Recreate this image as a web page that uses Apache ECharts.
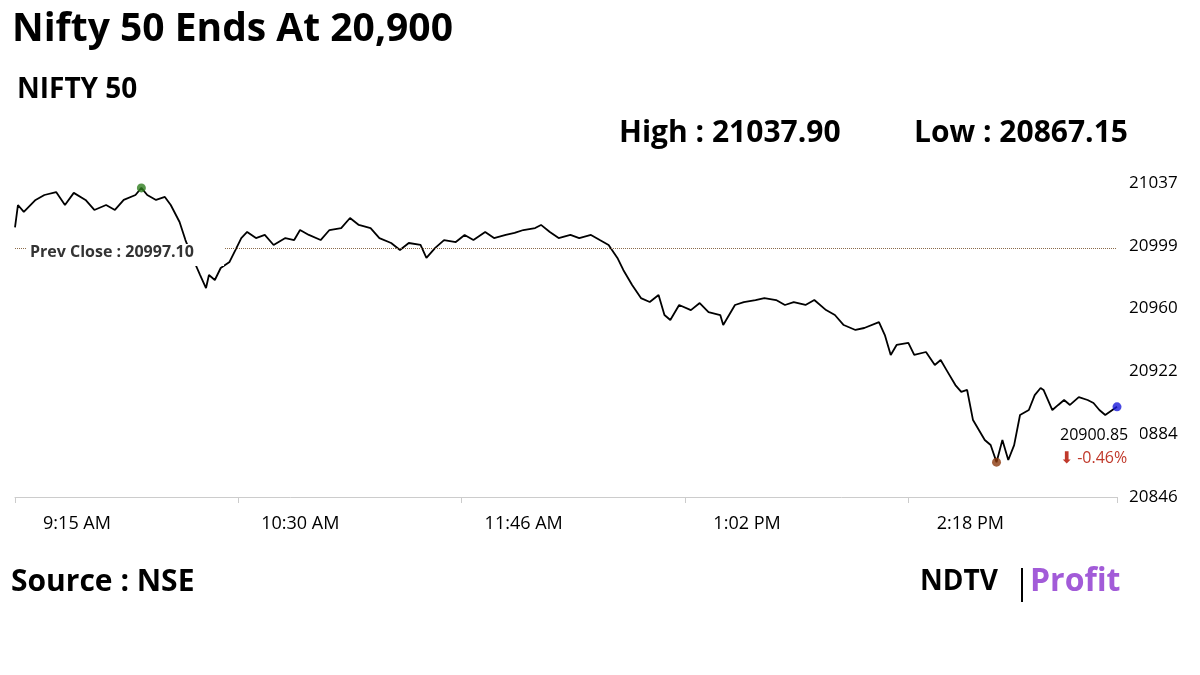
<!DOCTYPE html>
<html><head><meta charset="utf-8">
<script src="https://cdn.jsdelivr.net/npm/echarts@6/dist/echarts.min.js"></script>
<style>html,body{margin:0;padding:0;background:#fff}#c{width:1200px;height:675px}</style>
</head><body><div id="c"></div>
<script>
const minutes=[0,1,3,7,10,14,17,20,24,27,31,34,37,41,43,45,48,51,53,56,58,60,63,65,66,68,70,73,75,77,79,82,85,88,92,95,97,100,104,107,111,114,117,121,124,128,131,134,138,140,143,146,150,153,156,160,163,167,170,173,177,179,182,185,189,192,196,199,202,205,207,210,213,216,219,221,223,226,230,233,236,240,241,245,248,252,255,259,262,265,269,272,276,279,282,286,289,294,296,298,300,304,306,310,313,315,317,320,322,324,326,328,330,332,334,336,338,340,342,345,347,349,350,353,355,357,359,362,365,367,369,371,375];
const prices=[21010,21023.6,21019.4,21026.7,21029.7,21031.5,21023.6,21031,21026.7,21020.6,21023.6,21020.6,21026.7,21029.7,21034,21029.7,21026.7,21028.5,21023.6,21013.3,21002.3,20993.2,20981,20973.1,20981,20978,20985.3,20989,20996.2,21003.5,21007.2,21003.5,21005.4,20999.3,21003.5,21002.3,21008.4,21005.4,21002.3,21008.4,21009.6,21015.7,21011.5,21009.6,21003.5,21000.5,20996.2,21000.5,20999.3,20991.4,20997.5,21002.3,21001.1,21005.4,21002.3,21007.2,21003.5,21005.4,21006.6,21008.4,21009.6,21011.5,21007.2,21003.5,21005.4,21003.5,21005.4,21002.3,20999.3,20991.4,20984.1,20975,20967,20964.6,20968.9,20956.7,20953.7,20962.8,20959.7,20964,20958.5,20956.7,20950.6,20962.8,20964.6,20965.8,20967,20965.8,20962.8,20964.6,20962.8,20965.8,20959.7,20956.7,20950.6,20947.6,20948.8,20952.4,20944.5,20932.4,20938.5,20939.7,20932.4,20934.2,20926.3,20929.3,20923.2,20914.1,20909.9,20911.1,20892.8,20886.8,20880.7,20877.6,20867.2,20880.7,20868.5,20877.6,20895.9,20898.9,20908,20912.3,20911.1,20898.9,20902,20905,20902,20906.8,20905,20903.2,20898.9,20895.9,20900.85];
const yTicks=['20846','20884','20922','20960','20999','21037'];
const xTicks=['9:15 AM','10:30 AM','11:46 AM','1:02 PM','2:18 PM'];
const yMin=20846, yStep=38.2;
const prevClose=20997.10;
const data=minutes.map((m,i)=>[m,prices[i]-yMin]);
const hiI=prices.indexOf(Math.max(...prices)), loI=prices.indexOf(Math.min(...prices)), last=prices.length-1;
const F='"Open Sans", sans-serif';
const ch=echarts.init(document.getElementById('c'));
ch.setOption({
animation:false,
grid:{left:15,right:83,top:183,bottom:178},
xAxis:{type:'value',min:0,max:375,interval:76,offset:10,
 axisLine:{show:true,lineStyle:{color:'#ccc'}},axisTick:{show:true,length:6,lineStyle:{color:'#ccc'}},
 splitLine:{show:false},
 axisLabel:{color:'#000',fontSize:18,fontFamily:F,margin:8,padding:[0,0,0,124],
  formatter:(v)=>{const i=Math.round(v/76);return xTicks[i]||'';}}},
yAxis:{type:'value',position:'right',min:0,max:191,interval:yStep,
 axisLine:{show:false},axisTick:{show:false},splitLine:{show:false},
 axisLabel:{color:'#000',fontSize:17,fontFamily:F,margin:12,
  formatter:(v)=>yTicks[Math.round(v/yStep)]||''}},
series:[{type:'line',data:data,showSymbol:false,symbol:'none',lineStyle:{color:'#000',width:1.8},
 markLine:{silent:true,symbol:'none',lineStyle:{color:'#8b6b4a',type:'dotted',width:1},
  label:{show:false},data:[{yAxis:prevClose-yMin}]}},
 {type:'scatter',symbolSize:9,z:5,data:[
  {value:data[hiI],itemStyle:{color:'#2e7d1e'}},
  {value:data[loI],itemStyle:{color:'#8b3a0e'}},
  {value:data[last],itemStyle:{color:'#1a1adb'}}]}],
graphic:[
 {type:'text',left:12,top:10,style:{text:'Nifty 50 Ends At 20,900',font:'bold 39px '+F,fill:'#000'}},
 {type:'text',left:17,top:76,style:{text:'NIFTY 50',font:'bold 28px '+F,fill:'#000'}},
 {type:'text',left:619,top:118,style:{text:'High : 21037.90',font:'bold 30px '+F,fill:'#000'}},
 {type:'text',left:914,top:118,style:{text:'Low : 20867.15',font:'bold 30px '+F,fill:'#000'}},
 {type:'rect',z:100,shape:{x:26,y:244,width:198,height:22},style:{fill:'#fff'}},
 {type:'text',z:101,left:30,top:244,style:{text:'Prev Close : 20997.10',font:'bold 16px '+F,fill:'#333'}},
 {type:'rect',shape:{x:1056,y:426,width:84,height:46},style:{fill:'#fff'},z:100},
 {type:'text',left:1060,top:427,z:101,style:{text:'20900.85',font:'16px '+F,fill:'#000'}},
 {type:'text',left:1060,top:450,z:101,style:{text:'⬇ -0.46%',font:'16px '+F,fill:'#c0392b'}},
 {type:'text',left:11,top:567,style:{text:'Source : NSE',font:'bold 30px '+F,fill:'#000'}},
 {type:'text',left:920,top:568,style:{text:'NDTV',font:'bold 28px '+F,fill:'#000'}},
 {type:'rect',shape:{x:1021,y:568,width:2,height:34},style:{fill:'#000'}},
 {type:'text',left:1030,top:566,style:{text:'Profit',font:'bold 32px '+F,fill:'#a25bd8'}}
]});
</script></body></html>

• **WHAT NEEDS TO BE DONE**
Copy the listing over exactly, skipping the pictures it holds.

• **OUTPUT FOR THIS TASK**
Recreate this image as a web page that uses Apache ECharts.
<!DOCTYPE html>
<html><head><meta charset="utf-8">
<script src="https://cdn.jsdelivr.net/npm/echarts@6/dist/echarts.min.js"></script>
<style>html,body{margin:0;padding:0;background:#fff}#c{width:1200px;height:675px}</style>
</head><body><div id="c"></div>
<script>
const minutes=[0,1,3,7,10,14,17,20,24,27,31,34,37,41,43,45,48,51,53,56,58,60,63,65,66,68,70,73,75,77,79,82,85,88,92,95,97,100,104,107,111,114,117,121,124,128,131,134,138,140,143,146,150,153,156,160,163,167,170,173,177,179,182,185,189,192,196,199,202,205,207,210,213,216,219,221,223,226,230,233,236,240,241,245,248,252,255,259,262,265,269,272,276,279,282,286,289,294,296,298,300,304,306,310,313,315,317,320,322,324,326,328,330,332,334,336,338,340,342,345,347,349,350,353,355,357,359,362,365,367,369,371,375];
const prices=[21010,21023.6,21019.4,21026.7,21029.7,21031.5,21023.6,21031,21026.7,21020.6,21023.6,21020.6,21026.7,21029.7,21034,21029.7,21026.7,21028.5,21023.6,21013.3,21002.3,20993.2,20981,20973.1,20981,20978,20985.3,20989,20996.2,21003.5,21007.2,21003.5,21005.4,20999.3,21003.5,21002.3,21008.4,21005.4,21002.3,21008.4,21009.6,21015.7,21011.5,21009.6,21003.5,21000.5,20996.2,21000.5,20999.3,20991.4,20997.5,21002.3,21001.1,21005.4,21002.3,21007.2,21003.5,21005.4,21006.6,21008.4,21009.6,21011.5,21007.2,21003.5,21005.4,21003.5,21005.4,21002.3,20999.3,20991.4,20984.1,20975,20967,20964.6,20968.9,20956.7,20953.7,20962.8,20959.7,20964,20958.5,20956.7,20950.6,20962.8,20964.6,20965.8,20967,20965.8,20962.8,20964.6,20962.8,20965.8,20959.7,20956.7,20950.6,20947.6,20948.8,20952.4,20944.5,20932.4,20938.5,20939.7,20932.4,20934.2,20926.3,20929.3,20923.2,20914.1,20909.9,20911.1,20892.8,20886.8,20880.7,20877.6,20867.2,20880.7,20868.5,20877.6,20895.9,20898.9,20908,20912.3,20911.1,20898.9,20902,20905,20902,20906.8,20905,20903.2,20898.9,20895.9,20900.85];
const yTicks=['20846','20884','20922','20960','20999','21037'];
const xTicks=['9:15 AM','10:30 AM','11:46 AM','1:02 PM','2:18 PM'];
const yMin=20846, yStep=38.2;
const prevClose=20997.10;
const data=minutes.map((m,i)=>[m,prices[i]-yMin]);
const hiI=prices.indexOf(Math.max(...prices)), loI=prices.indexOf(Math.min(...prices)), last=prices.length-1;
const F='"Open Sans", sans-serif';
const ch=echarts.init(document.getElementById('c'));
ch.setOption({
animation:false,
grid:{left:15,right:83,top:183,bottom:178},
xAxis:{type:'value',min:0,max:375,interval:76,offset:10,
 axisLine:{show:true,lineStyle:{color:'#ccc'}},axisTick:{show:true,length:6,lineStyle:{color:'#ccc'}},
 splitLine:{show:false},
 axisLabel:{color:'#000',fontSize:18,fontFamily:F,margin:8,padding:[0,0,0,124],
  formatter:(v)=>{const i=Math.round(v/76);return xTicks[i]||'';}}},
yAxis:{type:'value',position:'right',min:0,max:191,interval:yStep,
 axisLine:{show:false},axisTick:{show:false},splitLine:{show:false},
 axisLabel:{color:'#000',fontSize:17,fontFamily:F,margin:12,
  formatter:(v)=>yTicks[Math.round(v/yStep)]||''}},
series:[{type:'line',data:data,showSymbol:false,symbol:'none',lineStyle:{color:'#000',width:1.8},
 markLine:{silent:true,symbol:'none',lineStyle:{color:'#8b6b4a',type:'dotted',width:1},
  label:{show:false},data:[{yAxis:prevClose-yMin}]}},
 {type:'scatter',symbolSize:9,z:5,data:[
  {value:data[hiI],itemStyle:{color:'#2e7d1e'}},
  {value:data[loI],itemStyle:{color:'#8b3a0e'}},
  {value:data[last],itemStyle:{color:'#1a1adb'}}]}],
graphic:[
 {type:'text',left:12,top:10,style:{text:'Nifty 50 Ends At 20,900',font:'bold 39px '+F,fill:'#000'}},
 {type:'text',left:17,top:76,style:{text:'NIFTY 50',font:'bold 28px '+F,fill:'#000'}},
 {type:'text',left:619,top:118,style:{text:'High : 21037.90',font:'bold 30px '+F,fill:'#000'}},
 {type:'text',left:914,top:118,style:{text:'Low : 20867.15',font:'bold 30px '+F,fill:'#000'}},
 {type:'rect',z:100,shape:{x:26,y:244,width:198,height:22},style:{fill:'#fff'}},
 {type:'text',z:101,left:30,top:244,style:{text:'Prev Close : 20997.10',font:'bold 16px '+F,fill:'#333'}},
 {type:'rect',shape:{x:1056,y:426,width:84,height:46},style:{fill:'#fff'},z:100},
 {type:'text',left:1060,top:427,z:101,style:{text:'20900.85',font:'16px '+F,fill:'#000'}},
 {type:'text',left:1060,top:450,z:101,style:{text:'⬇ -0.46%',font:'16px '+F,fill:'#c0392b'}},
 {type:'text',left:11,top:567,style:{text:'Source : NSE',font:'bold 30px '+F,fill:'#000'}},
 {type:'text',left:920,top:568,style:{text:'NDTV',font:'bold 28px '+F,fill:'#000'}},
 {type:'rect',shape:{x:1021,y:568,width:2,height:34},style:{fill:'#000'}},
 {type:'text',left:1030,top:566,style:{text:'Profit',font:'bold 32px '+F,fill:'#a25bd8'}}
]});
</script></body></html>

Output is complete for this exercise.